# Available data start
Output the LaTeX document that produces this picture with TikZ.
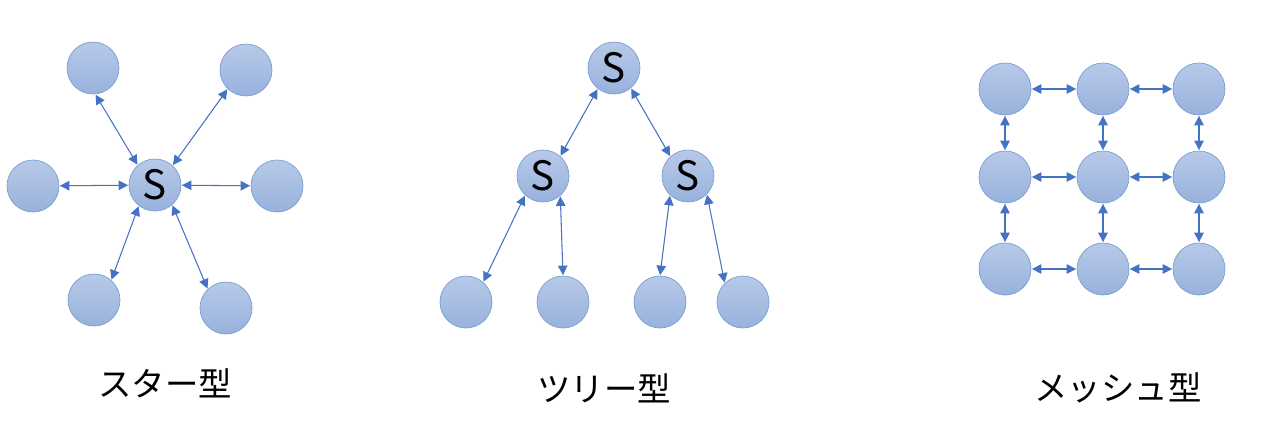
\documentclass[tikz,border=0pt]{standalone}
\usepackage{fontspec}
\usepackage{tikz}
\usepackage{xcolor}
\usetikzlibrary{arrows.meta}
\newfontfamily\jpfont{Noto Sans CJK JP}
\definecolor{node-top}{RGB}{183,201,232}
\definecolor{node-bottom}{RGB}{152,178,221}
\definecolor{node-line}{RGB}{120,160,210}
\definecolor{link-blue}{RGB}{68,114,196}
\newlength{\pxu}
\setlength{\pxu}{0.2mm}
\tikzset{
    host-node/.style = {circle, draw=node-line, thin, top color=node-top, bottom color=node-bottom, minimum size=52\pxu, inner sep=0pt, font=\jpfont\fontsize{23}{23}\selectfont},
    link-arrow/.style = {draw=link-blue, line width=0.6pt, {Triangle[length=1.9mm, width=1.9mm]}-{Triangle[length=1.9mm, width=1.9mm]}, shorten <=0.3pt, shorten >=0.3pt},
    type-label/.style = {font=\jpfont\fontsize{19}{19}\selectfont},
}

\begin{document}
\begin{tikzpicture}[x=0.02cm, y=-0.02cm]
\useasboundingbox (0,0) rectangle (1270,426);

% star
\node[host-node] (star-s) at (155,185) {S};
\node[host-node] (star-a) at (93,68) {};
\node[host-node] (star-b) at (246,70) {};
\node[host-node] (star-c) at (33,186) {};
\node[host-node] (star-d) at (277,186) {};
\node[host-node] (star-e) at (94,300) {};
\node[host-node] (star-f) at (226,308) {};
\draw[link-arrow] (star-s.131) -- (star-a.-85);
\draw[link-arrow] (star-s.48) -- (star-b.-134);
\draw[link-arrow] (star-s) -- (star-c);
\draw[link-arrow] (star-s) -- (star-d);
\draw[link-arrow] (star-s.-128) -- (star-e.49);
\draw[link-arrow] (star-s.-49) -- (star-f.134);
\node[type-label] (star-label) at (165,383) {スター型};

% tree
\node[host-node] (tree-root) at (614,68) {S};
\node[host-node] (tree-l) at (543,176) {S};
\node[host-node] (tree-r) at (688,176) {S};
\node[host-node] (tree-la) at (466,302) {};
\node[host-node] (tree-lb) at (563,302) {};
\node[host-node] (tree-ra) at (660,302) {};
\node[host-node] (tree-rb) at (743,302) {};
\draw[link-arrow] (tree-root.-128) -- (tree-l.49);
\draw[link-arrow] (tree-root.-50) -- (tree-r.132);
\draw[link-arrow] (tree-l.-133) -- (tree-la.49);
\draw[link-arrow] (tree-l.-49) -- (tree-lb.north);
\draw[link-arrow] (tree-r.-133) -- (tree-ra.north);
\draw[link-arrow] (tree-r.-44) -- (tree-rb.134);
\node[type-label] (tree-label) at (604,388) {ツリー型};

% mesh
\foreach \x/\cx in {1/1005,2/1103,3/1199}
    \foreach \y/\cy in {1/89,2/177,3/269}
        \node[host-node] (mesh-\x\y) at (\cx,\cy) {};
\foreach \y in {1,2,3} {
    \draw[link-arrow] (mesh-1\y) -- (mesh-2\y);
    \draw[link-arrow] (mesh-2\y) -- (mesh-3\y);
}
\foreach \x in {1,2,3} {
    \draw[link-arrow] (mesh-\x1) -- (mesh-\x2);
    \draw[link-arrow] (mesh-\x2) -- (mesh-\x3);
}
\node[type-label] (mesh-label) at (1118,388) {メッシュ型};
\end{tikzpicture}
\end{document}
# Available data end
▸ Aim of the task
Transcribe the full listing character for character. Pictures are excluded.

▸ Final result
Output the LaTeX document that produces this picture with TikZ.
\documentclass[tikz,border=0pt]{standalone}
\usepackage{fontspec}
\usepackage{tikz}
\usepackage{xcolor}
\usetikzlibrary{arrows.meta}
\newfontfamily\jpfont{Noto Sans CJK JP}
\definecolor{node-top}{RGB}{183,201,232}
\definecolor{node-bottom}{RGB}{152,178,221}
\definecolor{node-line}{RGB}{120,160,210}
\definecolor{link-blue}{RGB}{68,114,196}
\newlength{\pxu}
\setlength{\pxu}{0.2mm}
\tikzset{
    host-node/.style = {circle, draw=node-line, thin, top color=node-top, bottom color=node-bottom, minimum size=52\pxu, inner sep=0pt, font=\jpfont\fontsize{23}{23}\selectfont},
    link-arrow/.style = {draw=link-blue, line width=0.6pt, {Triangle[length=1.9mm, width=1.9mm]}-{Triangle[length=1.9mm, width=1.9mm]}, shorten <=0.3pt, shorten >=0.3pt},
    type-label/.style = {font=\jpfont\fontsize{19}{19}\selectfont},
}

\begin{document}
\begin{tikzpicture}[x=0.02cm, y=-0.02cm]
\useasboundingbox (0,0) rectangle (1270,426);

% star
\node[host-node] (star-s) at (155,185) {S};
\node[host-node] (star-a) at (93,68) {};
\node[host-node] (star-b) at (246,70) {};
\node[host-node] (star-c) at (33,186) {};
\node[host-node] (star-d) at (277,186) {};
\node[host-node] (star-e) at (94,300) {};
\node[host-node] (star-f) at (226,308) {};
\draw[link-arrow] (star-s.131) -- (star-a.-85);
\draw[link-arrow] (star-s.48) -- (star-b.-134);
\draw[link-arrow] (star-s) -- (star-c);
\draw[link-arrow] (star-s) -- (star-d);
\draw[link-arrow] (star-s.-128) -- (star-e.49);
\draw[link-arrow] (star-s.-49) -- (star-f.134);
\node[type-label] (star-label) at (165,383) {スター型};

% tree
\node[host-node] (tree-root) at (614,68) {S};
\node[host-node] (tree-l) at (543,176) {S};
\node[host-node] (tree-r) at (688,176) {S};
\node[host-node] (tree-la) at (466,302) {};
\node[host-node] (tree-lb) at (563,302) {};
\node[host-node] (tree-ra) at (660,302) {};
\node[host-node] (tree-rb) at (743,302) {};
\draw[link-arrow] (tree-root.-128) -- (tree-l.49);
\draw[link-arrow] (tree-root.-50) -- (tree-r.132);
\draw[link-arrow] (tree-l.-133) -- (tree-la.49);
\draw[link-arrow] (tree-l.-49) -- (tree-lb.north);
\draw[link-arrow] (tree-r.-133) -- (tree-ra.north);
\draw[link-arrow] (tree-r.-44) -- (tree-rb.134);
\node[type-label] (tree-label) at (604,388) {ツリー型};

% mesh
\foreach \x/\cx in {1/1005,2/1103,3/1199}
    \foreach \y/\cy in {1/89,2/177,3/269}
        \node[host-node] (mesh-\x\y) at (\cx,\cy) {};
\foreach \y in {1,2,3} {
    \draw[link-arrow] (mesh-1\y) -- (mesh-2\y);
    \draw[link-arrow] (mesh-2\y) -- (mesh-3\y);
}
\foreach \x in {1,2,3} {
    \draw[link-arrow] (mesh-\x1) -- (mesh-\x2);
    \draw[link-arrow] (mesh-\x2) -- (mesh-\x3);
}
\node[type-label] (mesh-label) at (1118,388) {メッシュ型};
\end{tikzpicture}
\end{document}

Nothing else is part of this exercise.